Der Wächter auf dem Turme
Bis zum 2. Weltkrieg war das Tübinger Tor von Wächtern und
deren Familien besetzt. Jahrhundertelang hatten sie die Stadt behütet und
bewacht. Zuerst dienten sie dazu, das Vorgelände im Blick zu behalten und vor
dem Anrücken kriegerischer Truppen zu warnen. Später war ihr Blick mehr nach
innen gerichtet - aus feuerpolizeilichen Gründen. Und natürlich sollten sie der
Bevölkerung mitteilen, welche Stunde geschlagen hat. Die Bürger wussten dann
nicht nur, wie spät es ist, sondern hatten auch die Gewissheit, dass der Posten
besetzt war.
Mächtige Konkurrenz hatten die Torwächtern in den Hütern der
Marienkirche. Deren Hochwächter wohnten nicht im Turm, sondern in der Stadt.

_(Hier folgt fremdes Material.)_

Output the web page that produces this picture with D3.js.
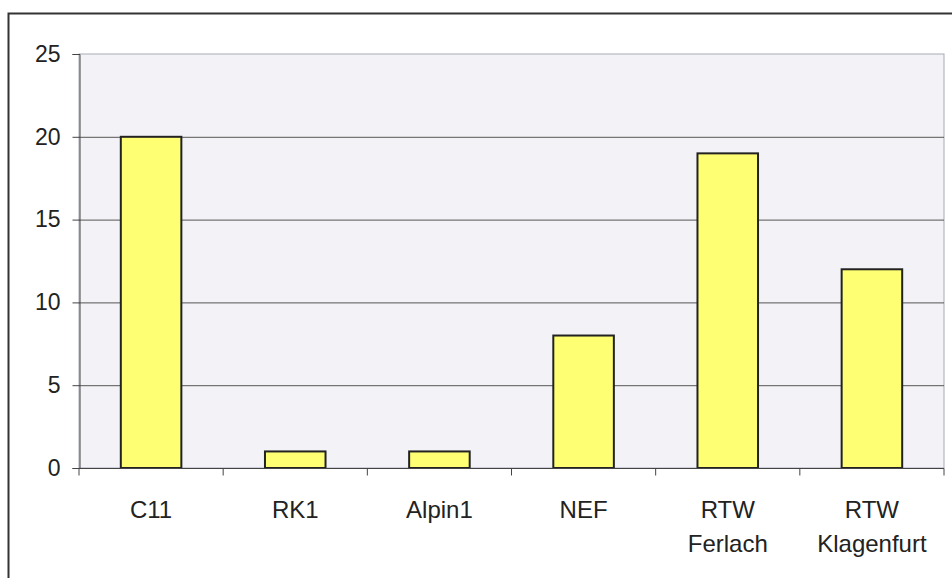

Jeweils zwölf Stunden Dienst hatten die drei Wächter, die auf einer Stechuhr
anzeigen mussten, dass sie treu und brav ihre Runden drehten. Das Läutwerk, das
jeder Viertelstunde ausgelöst wurde, mussten sie nicht betätigen. Dafür sorgte
ein automatisches Uhrwerk.
Konkurrenz zu den Wächtern des Tübinger Tors waren sie
insofern, weil beide Gruppen darum wetteiferten, wer als erster einen Brand
meldete. Denn dafür bekamen sie dann eine Sondervergütung. Der Lohn war alles
andere als üppig, so dass Besucher stets sehr willkommen waren - vor allem
dann, wenn sie neben dem Lob für die schöne Aussicht auch noch ein Trinkgeld
hinterließen. Dass dies erwartet wurde, darauf wies ein Plakat hin: "Wer
diese Höhe will ermessen, Darf den Hochwächter nicht vergessen."(Text: RV)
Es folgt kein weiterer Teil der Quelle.